The Divine Purpose of Technology

The Chofetz Chaim teaches us the real reason for technology and what Hashem wants us to learn from all the modern devices around us.

4 min

David Ben Horin

Posted on 15.03.21

Every discovery we have ever made, each of our inventions, was planted here in the six days of creation in order that we utilize it for a G-dly- purpose. (The Lubavitcher Rebbe)

 

Hashem knew about the iPhone and 5G wireless even as He spoke to Adam the first man in the Garden of Eden. It is all for a Divine purpose.

 

The Chofetz Chaim lived throughout the birth of the technological era we live in today. The father of the digital smartphone was the telephone which transmitted sound, the phonograph for recording and replaying sound, and motion pictures for recording and replaying video, all invented in 1877.

 

Today’s technology isn’t new as much as it is a continuation and combination of all these developments into one platform.
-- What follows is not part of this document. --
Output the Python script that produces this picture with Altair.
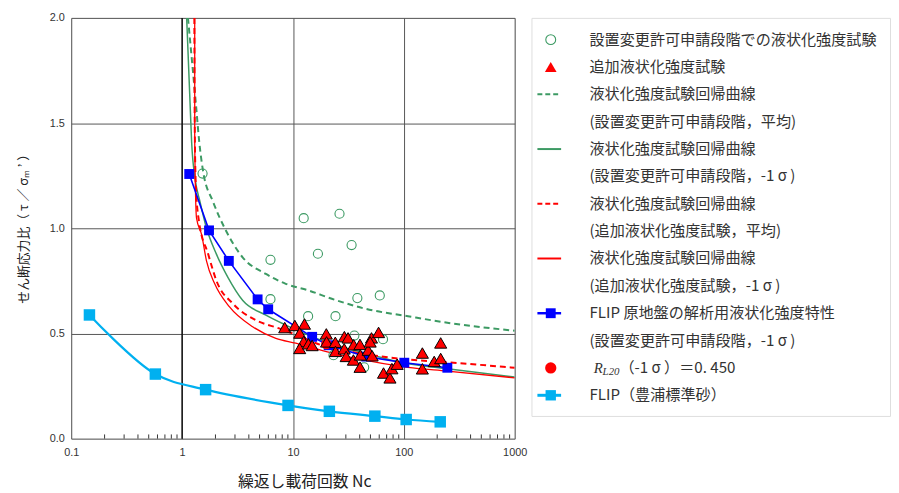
import altair as alt
import pandas as pd

# ---------------- data ----------------
# FLIP original ground design strength (blue squares)
flip_nc = [1.16, 1.75, 2.64, 4.8, 5.98, 14.9, 21.0, 45.8, 101, 247]
flip_r = [1.258, 0.99, 0.845, 0.662, 0.615, 0.484, 0.444, 0.39, 0.361, 0.337]

# FLIP Toyoura standard sand (light blue squares)
toyo_nc = [0.146, 0.574, 1.63, 9.03, 21.3, 54.8, 105, 213]
toyo_r = [0.588, 0.307, 0.233, 0.158, 0.13, 0.107, 0.091, 0.08]

# Tests at the permit-application stage (green open circles)
circ_nc = [1.53, 12.5, 26.3, 16.8, 33.8, 6.27, 6.27, 38.1, 60.7, 13.7, 24.2, 35.8, 64.9, 23.2, 43.9]
circ_r = [1.26, 1.048, 1.069, 0.879, 0.92, 0.85, 0.663, 0.668, 0.681, 0.582, 0.582, 0.49, 0.473, 0.397, 0.339]

# Additional liquefaction tests (red triangles)
tri_nc = [8.43, 10.4, 12.7, 11.5, 12.5, 11.5, 13.8, 14.9, 20.0, 20.1, 24.1, 24.2, 29.1, 31.4, 29.0,
          30.2, 35.3, 35.1, 40.2, 40.5, 40.3, 47.7, 51.8, 51.1, 49.7, 59.2, 65.6, 75.0, 78.1, 87.1,
          147, 147, 188, 215, 215]
tri_r = [0.528, 0.538, 0.545, 0.502, 0.462, 0.429, 0.451, 0.443, 0.498, 0.46, 0.458, 0.415, 0.485, 0.479, 0.427,
         0.391, 0.446, 0.374, 0.448, 0.398, 0.340, 0.421, 0.394, 0.479, 0.46, 0.505, 0.312, 0.289, 0.333, 0.354,
         0.407, 0.332, 0.367, 0.455, 0.381]

# Regression curves
gm_nc = [1.13, 1.33, 1.43, 1.55, 1.90, 2.42, 3.53, 5.70, 8.61, 13.9, 22.4, 44.6, 109, 247, 1000]
gm_r = [2.0, 1.596, 1.408, 1.268, 1.127, 1.001, 0.861, 0.783, 0.736, 0.704, 0.665, 0.618, 0.582, 0.551, 0.513]

gs_nc = [1.10, 1.18, 1.22, 1.31, 1.45, 1.66, 2.04, 2.59, 3.53, 5.70, 8.61, 19.6, 38.8, 101, 247, 1000]
gs_r = [2.0, 1.596, 1.408, 1.236, 1.127, 1.001, 0.877, 0.767, 0.657, 0.587, 0.540, 0.461, 0.415, 0.360, 0.332, 0.293]

rm_nc = [1.29, 1.30, 1.33, 1.42, 1.72, 2.04, 2.87, 4.64, 7.50, 9.86, 19.6, 38.8, 109, 247, 1000]
rm_r = [2.0, 1.502, 1.207, 1.033, 0.877, 0.751, 0.642, 0.563, 0.524, 0.501, 0.438, 0.407, 0.376, 0.363, 0.337]

rs_nc = [1.30, 1.30, 1.31, 1.35, 1.50, 1.66, 1.97, 2.68, 4.33, 7.01, 10.6, 19.6, 38.8, 109, 247, 1000]
rs_r = [2.0, 1.441, 1.283, 1.048, 0.970, 0.845, 0.736, 0.626, 0.532, 0.477, 0.454, 0.415, 0.379, 0.339, 0.321, 0.289]

# R_L20 point
rl_nc = [20]
rl_r = [0.450]

x_ticks = [0.1, 1, 10, 100, 1000]
y_ticks = [0.0, 0.5, 1.0, 1.5, 2.0]
minor_ticks = [m * d for d in [0.1, 1, 10, 100] for m in range(2, 10)]

legend_labels = [
    "設置変更許可申請段階での液状化強度試験",
    "追加液状化強度試験",
    "液状化強度試験回帰曲線",
    "(設置変更許可申請段階，平均)",
    "液状化強度試験回帰曲線",
    "(設置変更許可申請段階，-1 σ )",
    "液状化強度試験回帰曲線",
    "(追加液状化強度試験，平均)",
    "液状化強度試験回帰曲線",
    "(追加液状化強度試験，-1 σ )",
    "FLIP 原地盤の解析用液状化強度特性",
    "(設置変更許可申請段階，-1 σ )",
    "",
    "FLIP（豊浦標準砂）",
]

GREEN = "#3c9a63"
RED = "#ff0000"
BLUE = "#0000ff"
LBLUE = "#00b0f0"
JP = "Noto Sans CJK JP"

# ---------------- main plot ----------------
PW, PH = 449, 426
xs = alt.Scale(type="log", domain=[0.1, 1000])
ys = alt.Scale(domain=[0, 2])

X = alt.X("nc:Q", scale=xs, axis=alt.Axis(
    values=x_ticks, format="~g", title="繰返し載荷回数 Nc", grid=True, gridColor="#555",
    gridWidth=1, ticks=False, domain=False, labelFlush=False, labelFont="Liberation Sans",
    labelFontSize=11, labelColor="#333", labelPadding=8, titleFont=JP, titleFontSize=16,
    titleFontWeight="normal", titleColor="#222", titlePadding=16, titleX=236))
Y = alt.Y("r:Q", scale=ys, axis=alt.Axis(
    values=y_ticks, format=".1f", title="せん断応力比（ τ ／ σₘ ’ ）", grid=True, gridColor="#555",
    gridWidth=1, ticks=False, domain=False, labelFont="Liberation Sans", labelFontSize=11,
    labelColor="#333", labelPadding=7, titleFont=JP, titleFontSize=13, titleFontWeight="normal",
    titleColor="#222", titlePadding=19, titleY=210))


def df(nc, r):
    return pd.DataFrame({"nc": nc, "r": r})


minor = alt.Chart(pd.DataFrame({"nc": minor_ticks, "r": 0.0, "r2": 0.02})).mark_rule(
    color="#333", strokeWidth=1).encode(x=X, y=Y, y2="r2:Q")

one_line = alt.Chart(pd.DataFrame({"nc": [1]})).mark_rule(color="#000", strokeWidth=1.3).encode(x=X)


def curve(nc, r, color, dash=None, width=1.5):
    kw = dict(color=color, strokeWidth=width, interpolate="monotone", clip=True)
    if dash:
        kw["strokeDash"] = dash
    return alt.Chart(df(nc, r)).mark_line(**kw).encode(x=X, y=Y)


c_gm = curve(gm_nc, gm_r, GREEN, [6, 4], 2)
c_gs = curve(gs_nc, gs_r, GREEN, None, 1.5)
c_rm = curve(rm_nc, rm_r, RED, [6, 4], 2)
c_rs = curve(rs_nc, rs_r, RED, None, 1.3)

circles = alt.Chart(df(circ_nc, circ_r)).mark_point(
    shape="circle", filled=False, color=GREEN, size=85, strokeWidth=1.1, opacity=1).encode(x=X, y=Y)

toyo_line = alt.Chart(df(toyo_nc, toyo_r)).mark_line(
    color=LBLUE, strokeWidth=2.2, interpolate="catmull-rom").encode(x=X, y=Y)
toyo_pts = alt.Chart(df(toyo_nc, toyo_r)).mark_point(
    shape="square", filled=True, color=LBLUE, size=135, opacity=1).encode(x=X, y=Y)

flip_line = alt.Chart(df(flip_nc, flip_r)).mark_line(color=BLUE, strokeWidth=1.6).encode(x=X, y=Y)
flip_pts = alt.Chart(df(flip_nc, flip_r)).mark_point(
    shape="square", filled=True, color=BLUE, size=100, opacity=1).encode(x=X, y=Y)

rl_pt = alt.Chart(df(rl_nc, rl_r)).mark_point(
    shape="circle", filled=True, color=RED, size=110, opacity=1).encode(x=X, y=Y)

tris = alt.Chart(df(tri_nc, tri_r)).mark_point(
    shape="triangle-up", filled=True, fill=RED, stroke="#000", strokeWidth=1, size=150, opacity=1
).encode(x=X, y=Y)

main = alt.layer(
    minor, one_line, c_gm, c_gs, c_rm, c_rs, circles, toyo_line, toyo_pts,
    flip_line, flip_pts, rl_pt, tris
).properties(width=PW, height=PH)

# ---------------- legend panel ----------------
LW, LH = 363, 403
row_y = [22.0 + 27.7 * i for i in range(len(legend_labels))]
lx = alt.X("x:Q", scale=alt.Scale(domain=[0, LW]), axis=None)
lx2 = alt.X2("x2:Q")
ly = alt.Y("y:Q", scale=alt.Scale(domain=[LH, 0]), axis=None)

leg_text = alt.Chart(pd.DataFrame({"x": 58.7, "y": row_y, "t": legend_labels})).mark_text(
    align="left", baseline="middle", font=JP, fontSize=15.3, color="#333").encode(x=lx, y=ly, text="t:N")

sym_x = 19.5
leg_circle = alt.Chart(pd.DataFrame({"x": [sym_x], "y": [row_y[0]]})).mark_point(
    shape="circle", filled=False, color=GREEN, size=100, strokeWidth=1.1, opacity=1).encode(x=lx, y=ly)
leg_tri = alt.Chart(pd.DataFrame({"x": [sym_x], "y": [row_y[1]]})).mark_point(
    shape="triangle-up", filled=True, color=RED, size=140, opacity=1).encode(x=lx, y=ly)


def leg_line(rows, color, dash=None, width=2):
    kw = dict(color=color, strokeWidth=width)
    if dash:
        kw["strokeDash"] = dash
    d = pd.DataFrame({"x": 6.0, "x2": 30.0, "y": [row_y[i] for i in rows]})
    return alt.Chart(d).mark_rule(**kw).encode(x=lx, x2=lx2, y=ly)


leg_gm = leg_line([2], GREEN, [5, 3])
leg_gs = leg_line([4], GREEN)
leg_rm = leg_line([6], RED, [5, 3])
leg_rs = leg_line([8], RED)
leg_bl = leg_line([10], BLUE, None, 2.5)
leg_lb = leg_line([13], LBLUE, None, 3)
leg_bsq = alt.Chart(pd.DataFrame({"x": [sym_x], "y": [row_y[10]]})).mark_point(
    shape="square", filled=True, color=BLUE, size=100, opacity=1).encode(x=lx, y=ly)
leg_lsq = alt.Chart(pd.DataFrame({"x": [sym_x], "y": [row_y[13]]})).mark_point(
    shape="square", filled=True, color=LBLUE, size=110, opacity=1).encode(x=lx, y=ly)
leg_rc = alt.Chart(pd.DataFrame({"x": [sym_x], "y": [row_y[12]]})).mark_point(
    shape="circle", filled=True, color=RED, size=130, opacity=1).encode(x=lx, y=ly)

leg_R = alt.Chart(pd.DataFrame({"x": [63.0], "y": [row_y[12]], "t": ["R"]})).mark_text(
    align="left", baseline="middle", font="Liberation Serif", fontStyle="italic", fontSize=15,
    color="#333").encode(x=lx, y=ly, text="t:N")
leg_L20 = alt.Chart(pd.DataFrame({"x": [72.0], "y": [row_y[12] + 4], "t": ["L20"]})).mark_text(
    align="left", baseline="middle", font="Liberation Serif", fontStyle="italic", fontSize=11,
    color="#333").encode(x=lx, y=ly, text="t:N")
leg_rl_txt = alt.Chart(pd.DataFrame({"x": [89.0], "y": [row_y[12]], "t": ["（-1 σ ）＝0. 450"]})).mark_text(
    align="left", baseline="middle", font=JP, fontSize=15.3, color="#333").encode(x=lx, y=ly, text="t:N")

legend = alt.layer(
    leg_text, leg_circle, leg_tri, leg_gm, leg_gs, leg_rm, leg_rs, leg_bl, leg_lb,
    leg_bsq, leg_lsq, leg_rc, leg_R, leg_L20, leg_rl_txt
).properties(width=LW, height=LH)

chart = alt.hconcat(main, legend, spacing=17, bounds="flush").properties(
    padding={"left": 9, "top": 0, "right": 0, "bottom": 0}
).configure_view(stroke="#111", strokeWidth=1.5).configure(background="white")

chart.save("out.html", embed_options={"renderer": "svg", "actions": False})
The questions and answers that the Chofetz Chaim faced about these developments apply to our generation as much as it applied to his.

 

Contemplate three things, and you will not come into to the hands of transgression: Know what is above from you: a seeing eye, a listening ear, and all your deeds are inscribed in a book. (Ethics of the Fathers, 2:1).

 

The Good, the Bad, and the Ugly of Technology

 

The invention of technology has done wonders for the world. Diseases have gone away and the population has increased over 20-fold. Life expectancy has doubled. Quality of life is far beyond what could ever have been imagined; the poorest family in modern day New York lives better than the Kings and Queens who reigned over the British Empire in 1850. The medicine of technology has given us decades more time to perform mitzvot!

 

But as life becomes faster, busier, more mechanized, and with lots more distractions, it is harder to see G-d in the world. Along with man’s “conquest” of nature, and his deluding himself into “defeating G-d,” came the worst ideologies. Communism, with its requirement for atheism. Evolution, with its denial of Hashem creating man. Even anarchy, the philosophy that man doesn’t need rules to live by because he is so naturally refined, have become popular with the new technology.

 

How does the “reform” movement – spawned in the 18th century – refer to the Torah and those Jews who faithfully follow it? As a reflection of technology that says what is newer is better. The reform call themselves “progressive” while referring to Torah observant Jews as “ancient.”

 

Today’s tech-fueled dogma is that technology has made G-d obsolete.

 

How Technology Enables Our Perception of Hashem

 

But if Hashem enabled technology to emerge into His world, why would He allow it, knowing full well that it would cause so much confusion?

 

This is what the Chofetz Chaim addresses as the real reason for technology:

 

Technology is an aid to enable us to know G-d. The Torah tells us that our every action is seen, heard, and recorded in our account. We must be vigilant to perform Hashem’s mitzvot and not sin, because He is watching us at every moment.

 

But we don’t really experience this until after we die. By then, we no longer have free will, and this knowledge is of no use.

 

That is the purpose of technology – to whisper in our ear these truths – all the time.

 

When “a man of science” asks how can G-d hear what I say if He is in heaven and I am on earth? The telephone answers him. A man can speak into a box, and thousands of miles away someone else can hear him as if he is in the same room. If man can create such a device, for sure Hashem can.

 

When a “modern cosmopolitan” wants to know how Hashem can see everything, he just has to see a video. In this screen are the live movements of someone else on the other end of the earth. Surely then, Hashem can see what we are doing any time of the day.

 

The ability of man to put millions of cameras the size of a pin head anywhere, even inside our bodies, reinforces the truth that Hashem sees everything we do – even what we do in private.

 

When a philosopher wants to know how anything can be recorded without a pen and a pencil, or a paintbrush, we simply show him a motion picture of something that happened days, months, even years prior.

 

The fact that every Smartphone, computer, and even nonrelated devices have cameras to record both video and audio at every moment make it very clear that Hashem can record everything He sees, everything He hears, into a life story of our deeds and make an accounting of every step. And when we pass from this world and are judged on High, they will simply play our life as a video – and the judgment will be passed on its own.

 

What Technology Means for Us

 

Technology teaches us that life is an ongoing dialogue between Hashem, and us. Emuna teaches us that everything that happens to us is a message from the King of Kings, guiding us on what to do next, and what we need to fix in our past. We are commanded to thank Hashem for the good and the bad because it is all loving guidance from Him on how to stay on the right path, and to make sure our life account is always in good standing.

 

This is what the Chofetz Chaim teaches us about technology. It is a modern-day opportunity to understand Hashem and our task in His world.